My dad never saw combat, something he regrets, especially when he is with his friends who were called over before the Korean war ended. Maybe had he seen combat he would have had a different opinion. Most likely not. My great uncle Joe lost an arm in D-day. He never spoke about the war and forbid my aunt, who came form Nazi occupied Germany, to speak about the war as well. I am sure if I had talked to him about Vietnam he might have told me something. Most likely not.
Had the war not ended in 1973 and continued on, when I turned 18, I would have been of draft age. And that's the angst I feel right now when I ask my 54 year old self, what would you do now, without your 18 year old veil of ignorance on? (yes, I know that's not what that term means). Hindsight is 20/20. So let me put a figurative veil of ignorance back on and try to look at it objectively.
The problem with the premise of "my country right or wrong" is that it assumes that the "wrong" is an honest mistake or miscalculation. It does not assume manipulation by people to further their own gains and egos.
I am faced with this knowledge of what it was, as I struggle to form my opinion: Should my duty to my country be based on a real need or the need expressed by those who hold power and sway over me? Did Richard Nixon prolong the war because he did not want to be "the first President to lose a war?" (2) Was the desire for "peace with honor" a reason to continue throwing more blood and treasure at it till that objective was achieved? (3)
Did I owe it to Nixon, or any other president, to shed my blood? Was our honor worth giving up my life? Was this what my dad wanted for me? No, I don't think so. What he, and so many others wanted, was for me to concentrate on the duty part. The reason you went was irrelevant when your country called you. That's what young men did. My country, right or wrong!
But that's a romantic notion of war and duty. It assumes nobility, purpose, rationality. Vietnam, as we know now, and started to figure out as it became more and more a cluster, was not a traditional war. And this is where the dynamics in play become antipathetic.
- If I am to perform my duty for my country, shouldn't my effort be for a worthy and rational cause?
- And if it turns out that the premise for the cause was miscalculated, should that miscalculation be rectified?
- And if rectifying it, we choose to end it, does that make the effort up to that point a waste?
- Does my country's need for honor require of me the same effort as for her defense?
Each day to facilitate the process by which the United States washes her hands of Vietnam someone has to give up his life so that the United States doen'st have to admit something that the entire world already knows, so that we can't say they we have made a mistake. Someone has to die so that President Nixon won't be, and these are his words, "the first President to lose a war."
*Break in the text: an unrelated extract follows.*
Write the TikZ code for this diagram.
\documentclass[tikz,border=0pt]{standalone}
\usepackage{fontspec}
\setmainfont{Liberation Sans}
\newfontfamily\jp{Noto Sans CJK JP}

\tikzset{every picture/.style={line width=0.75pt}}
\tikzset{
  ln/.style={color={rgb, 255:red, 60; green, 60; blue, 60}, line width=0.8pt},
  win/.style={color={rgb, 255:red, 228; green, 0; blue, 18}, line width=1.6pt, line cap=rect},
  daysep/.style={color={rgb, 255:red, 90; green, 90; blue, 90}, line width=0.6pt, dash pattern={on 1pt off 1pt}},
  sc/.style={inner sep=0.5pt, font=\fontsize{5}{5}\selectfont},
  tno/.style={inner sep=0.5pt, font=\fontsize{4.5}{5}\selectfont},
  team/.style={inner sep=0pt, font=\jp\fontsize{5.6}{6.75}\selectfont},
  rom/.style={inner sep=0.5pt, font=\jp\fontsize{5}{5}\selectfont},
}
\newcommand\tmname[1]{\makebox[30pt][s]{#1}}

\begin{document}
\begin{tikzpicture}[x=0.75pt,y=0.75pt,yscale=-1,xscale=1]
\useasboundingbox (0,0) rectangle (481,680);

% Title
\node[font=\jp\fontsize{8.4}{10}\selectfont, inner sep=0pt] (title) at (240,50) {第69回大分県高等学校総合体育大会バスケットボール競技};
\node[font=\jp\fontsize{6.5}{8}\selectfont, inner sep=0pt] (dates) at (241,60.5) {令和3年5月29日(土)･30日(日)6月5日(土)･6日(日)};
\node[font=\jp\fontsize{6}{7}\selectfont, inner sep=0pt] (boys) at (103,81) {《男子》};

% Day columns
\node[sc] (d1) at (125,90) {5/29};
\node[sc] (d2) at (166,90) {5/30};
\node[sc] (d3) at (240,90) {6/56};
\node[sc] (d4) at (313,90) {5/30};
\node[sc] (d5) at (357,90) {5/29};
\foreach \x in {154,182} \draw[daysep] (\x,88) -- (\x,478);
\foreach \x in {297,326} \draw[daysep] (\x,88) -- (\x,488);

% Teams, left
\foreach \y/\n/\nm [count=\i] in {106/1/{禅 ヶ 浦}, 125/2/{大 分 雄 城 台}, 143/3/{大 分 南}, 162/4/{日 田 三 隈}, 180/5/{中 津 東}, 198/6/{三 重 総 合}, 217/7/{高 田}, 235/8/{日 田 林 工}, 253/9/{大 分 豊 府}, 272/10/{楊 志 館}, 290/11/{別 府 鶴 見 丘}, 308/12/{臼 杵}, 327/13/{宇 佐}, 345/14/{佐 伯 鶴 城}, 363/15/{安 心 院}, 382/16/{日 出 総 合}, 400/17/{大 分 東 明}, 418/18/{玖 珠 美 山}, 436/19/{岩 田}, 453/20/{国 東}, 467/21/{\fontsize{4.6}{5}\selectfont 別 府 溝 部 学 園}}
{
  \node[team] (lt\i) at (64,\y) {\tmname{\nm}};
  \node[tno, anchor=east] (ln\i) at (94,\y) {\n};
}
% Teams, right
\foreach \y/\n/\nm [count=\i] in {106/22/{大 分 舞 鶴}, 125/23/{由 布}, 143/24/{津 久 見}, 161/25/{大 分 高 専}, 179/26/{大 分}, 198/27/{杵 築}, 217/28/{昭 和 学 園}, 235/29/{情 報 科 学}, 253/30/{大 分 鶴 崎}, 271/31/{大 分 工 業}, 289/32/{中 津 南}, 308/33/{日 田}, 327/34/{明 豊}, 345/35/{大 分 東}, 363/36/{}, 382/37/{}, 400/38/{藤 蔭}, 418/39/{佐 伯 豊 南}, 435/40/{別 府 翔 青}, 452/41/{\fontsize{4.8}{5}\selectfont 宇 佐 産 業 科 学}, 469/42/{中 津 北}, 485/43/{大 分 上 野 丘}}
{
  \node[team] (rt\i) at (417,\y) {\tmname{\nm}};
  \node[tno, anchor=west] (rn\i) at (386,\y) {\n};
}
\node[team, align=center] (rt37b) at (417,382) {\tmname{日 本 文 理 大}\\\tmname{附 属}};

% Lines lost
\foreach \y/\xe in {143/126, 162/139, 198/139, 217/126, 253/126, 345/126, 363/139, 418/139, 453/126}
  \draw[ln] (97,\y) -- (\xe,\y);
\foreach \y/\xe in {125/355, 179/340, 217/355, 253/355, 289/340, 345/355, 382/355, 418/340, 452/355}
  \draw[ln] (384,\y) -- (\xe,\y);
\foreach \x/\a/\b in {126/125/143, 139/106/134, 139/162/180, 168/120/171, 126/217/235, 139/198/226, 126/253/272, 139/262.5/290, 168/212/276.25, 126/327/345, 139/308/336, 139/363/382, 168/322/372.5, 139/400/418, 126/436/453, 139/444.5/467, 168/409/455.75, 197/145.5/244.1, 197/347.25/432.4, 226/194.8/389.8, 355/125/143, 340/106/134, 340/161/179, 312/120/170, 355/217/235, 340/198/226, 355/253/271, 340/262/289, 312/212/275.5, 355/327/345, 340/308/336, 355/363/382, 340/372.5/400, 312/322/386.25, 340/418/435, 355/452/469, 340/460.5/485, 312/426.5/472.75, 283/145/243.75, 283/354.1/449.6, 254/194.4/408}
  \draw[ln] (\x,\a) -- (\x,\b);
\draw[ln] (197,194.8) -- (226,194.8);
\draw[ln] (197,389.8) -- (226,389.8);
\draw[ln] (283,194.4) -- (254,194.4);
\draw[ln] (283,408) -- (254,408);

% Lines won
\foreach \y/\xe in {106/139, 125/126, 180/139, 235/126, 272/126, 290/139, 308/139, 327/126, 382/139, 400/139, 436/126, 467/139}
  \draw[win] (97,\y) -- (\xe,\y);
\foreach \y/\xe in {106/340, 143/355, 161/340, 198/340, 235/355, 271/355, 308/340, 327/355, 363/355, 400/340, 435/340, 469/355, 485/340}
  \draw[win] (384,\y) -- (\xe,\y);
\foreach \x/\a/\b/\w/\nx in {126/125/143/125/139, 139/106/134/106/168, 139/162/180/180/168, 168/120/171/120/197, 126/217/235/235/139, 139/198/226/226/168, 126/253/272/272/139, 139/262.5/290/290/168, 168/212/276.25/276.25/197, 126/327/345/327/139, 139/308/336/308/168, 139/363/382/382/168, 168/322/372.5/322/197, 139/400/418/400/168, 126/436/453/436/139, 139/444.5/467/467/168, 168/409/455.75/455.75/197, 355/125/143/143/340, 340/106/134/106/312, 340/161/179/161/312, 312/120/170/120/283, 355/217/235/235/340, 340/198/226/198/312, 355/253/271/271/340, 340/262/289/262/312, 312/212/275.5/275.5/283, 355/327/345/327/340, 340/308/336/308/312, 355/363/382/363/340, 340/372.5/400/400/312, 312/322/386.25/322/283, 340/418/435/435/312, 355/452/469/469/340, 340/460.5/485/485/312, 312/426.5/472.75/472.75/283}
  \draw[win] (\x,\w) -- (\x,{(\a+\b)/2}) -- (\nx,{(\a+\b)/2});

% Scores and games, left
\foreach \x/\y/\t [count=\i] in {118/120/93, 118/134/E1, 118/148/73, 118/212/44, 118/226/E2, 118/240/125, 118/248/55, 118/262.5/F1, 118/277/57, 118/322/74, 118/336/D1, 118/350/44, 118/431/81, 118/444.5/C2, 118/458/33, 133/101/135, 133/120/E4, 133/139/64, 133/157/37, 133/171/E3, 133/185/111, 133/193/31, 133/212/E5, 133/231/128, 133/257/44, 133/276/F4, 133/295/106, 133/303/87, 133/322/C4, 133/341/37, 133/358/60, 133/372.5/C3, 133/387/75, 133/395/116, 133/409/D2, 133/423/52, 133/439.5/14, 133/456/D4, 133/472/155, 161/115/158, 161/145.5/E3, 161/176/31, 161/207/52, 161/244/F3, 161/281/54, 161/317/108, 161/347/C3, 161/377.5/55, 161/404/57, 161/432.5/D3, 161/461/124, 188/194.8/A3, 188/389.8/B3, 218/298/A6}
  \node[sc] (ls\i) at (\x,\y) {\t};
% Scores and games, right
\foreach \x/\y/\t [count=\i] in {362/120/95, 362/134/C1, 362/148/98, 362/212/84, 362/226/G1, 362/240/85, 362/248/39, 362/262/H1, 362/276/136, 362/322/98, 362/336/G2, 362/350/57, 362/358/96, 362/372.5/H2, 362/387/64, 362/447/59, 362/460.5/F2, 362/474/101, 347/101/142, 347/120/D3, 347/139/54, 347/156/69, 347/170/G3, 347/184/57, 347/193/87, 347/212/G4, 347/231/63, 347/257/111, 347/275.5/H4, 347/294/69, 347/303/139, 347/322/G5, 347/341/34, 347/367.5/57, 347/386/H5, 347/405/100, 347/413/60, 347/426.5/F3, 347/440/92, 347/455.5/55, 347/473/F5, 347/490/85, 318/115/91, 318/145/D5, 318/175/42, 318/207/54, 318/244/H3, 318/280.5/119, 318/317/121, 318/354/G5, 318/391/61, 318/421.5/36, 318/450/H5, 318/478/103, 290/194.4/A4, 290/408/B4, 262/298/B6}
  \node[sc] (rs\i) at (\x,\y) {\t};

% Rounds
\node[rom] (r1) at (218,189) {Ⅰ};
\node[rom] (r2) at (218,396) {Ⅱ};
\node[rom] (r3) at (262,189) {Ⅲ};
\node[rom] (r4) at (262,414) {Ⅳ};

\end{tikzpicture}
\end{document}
We are asking Americans to think about that because how do you ask a man to be the last man to die in Vietnam? How do you ask a man to be the last man to die for a mistake? But we are trying to do that, and we are doing it with thousands of rationalizations... (4)It can only become antipathetic because guys like General Brady honestly and truly need to believe::
The American soldier was never defeated on the battlefield in Vietnam; our defeat came from the elite in the courtrooms, the classroom, the cloakrooms and the newsrooms, from cowardly media-phobic politicians and irresponsible, dishonest media and professors from Berkeley to Harvard. (5)General Brady has no choice but to voice his displeasure of having his honor taken from him. Honor that is important to him and others. Honor worth dying for. Honor worth perusing, regardless the cost. To call the war a mistake, makes the nullifies the effort. There is no honor in a lost cause, in a mistake. "We were never defeated" General Brady states, but those bastards that looked behind the curtain took from him something he was willing to die for: his country right, or wrong. Duty...honor.
And now it becomes personal once again. Do I have a duty to my country to give my life for something that is no longer rational? Do I have a duty to others who have fulfilled their duty, regardless of that rational? Do I have a duty to uphold the honor of those who did fight? Do I have a duty to them?
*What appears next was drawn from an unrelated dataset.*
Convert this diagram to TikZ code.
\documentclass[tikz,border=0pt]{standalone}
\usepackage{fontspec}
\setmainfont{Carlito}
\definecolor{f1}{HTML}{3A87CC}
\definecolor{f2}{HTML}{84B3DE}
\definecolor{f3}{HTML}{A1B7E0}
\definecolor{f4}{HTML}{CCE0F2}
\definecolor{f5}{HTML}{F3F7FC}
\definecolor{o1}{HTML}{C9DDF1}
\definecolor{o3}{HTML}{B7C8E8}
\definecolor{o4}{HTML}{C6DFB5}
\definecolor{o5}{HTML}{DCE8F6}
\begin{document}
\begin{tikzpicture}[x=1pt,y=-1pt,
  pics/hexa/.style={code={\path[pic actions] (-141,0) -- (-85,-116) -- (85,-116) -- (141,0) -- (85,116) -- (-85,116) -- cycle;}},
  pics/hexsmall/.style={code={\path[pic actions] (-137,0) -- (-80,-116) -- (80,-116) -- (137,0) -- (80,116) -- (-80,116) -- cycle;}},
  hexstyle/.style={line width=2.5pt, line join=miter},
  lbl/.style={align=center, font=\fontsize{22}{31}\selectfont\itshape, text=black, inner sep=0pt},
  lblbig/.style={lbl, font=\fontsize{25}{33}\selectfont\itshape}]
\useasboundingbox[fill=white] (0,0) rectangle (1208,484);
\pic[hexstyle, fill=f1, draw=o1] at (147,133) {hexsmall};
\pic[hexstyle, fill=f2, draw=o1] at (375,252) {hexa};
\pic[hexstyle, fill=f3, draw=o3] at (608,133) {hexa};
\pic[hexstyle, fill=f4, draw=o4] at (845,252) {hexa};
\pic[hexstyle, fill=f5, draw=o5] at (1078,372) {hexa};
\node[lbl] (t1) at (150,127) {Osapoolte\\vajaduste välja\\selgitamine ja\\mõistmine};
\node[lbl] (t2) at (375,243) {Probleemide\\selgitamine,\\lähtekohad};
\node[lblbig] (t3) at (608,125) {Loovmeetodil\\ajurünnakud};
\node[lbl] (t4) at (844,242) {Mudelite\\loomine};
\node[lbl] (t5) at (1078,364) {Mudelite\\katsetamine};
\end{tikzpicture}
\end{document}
And if I do have a duty, is that duty sacrosanct? Do I have a say in how much effort should be put in for that honor? Does honor and duty trump the reality in play? What if the needs of those who hold power and sway or nothing more than a want? What if it is ego, pride, profit, or promotion dictating what my country wants from me?
Can I question it? Can I disagree without being called cowardly, horrible, or bastards? Can I admit it was a mistake without taking honor from those who fought and those who need purpose attached to their effort?
I think I can. I think it can be done without it being antipathetic with the views of General Brady. For this to be done, however, requires us to lose the romantic notion of war, and to see duty as just that; duty. I am called and I answer. And if it turns out you mislead me, manipulated me, or made a terrible miscalculation, my duty is no less noble than anyone else s effort. And that duty goes above and beyond the battle field. We have a duty to point out the mistakes of this country when it has the power to call on its sons and daughters to give up their life for it.
My country right or wrong? No...I don't think it's that simplistic.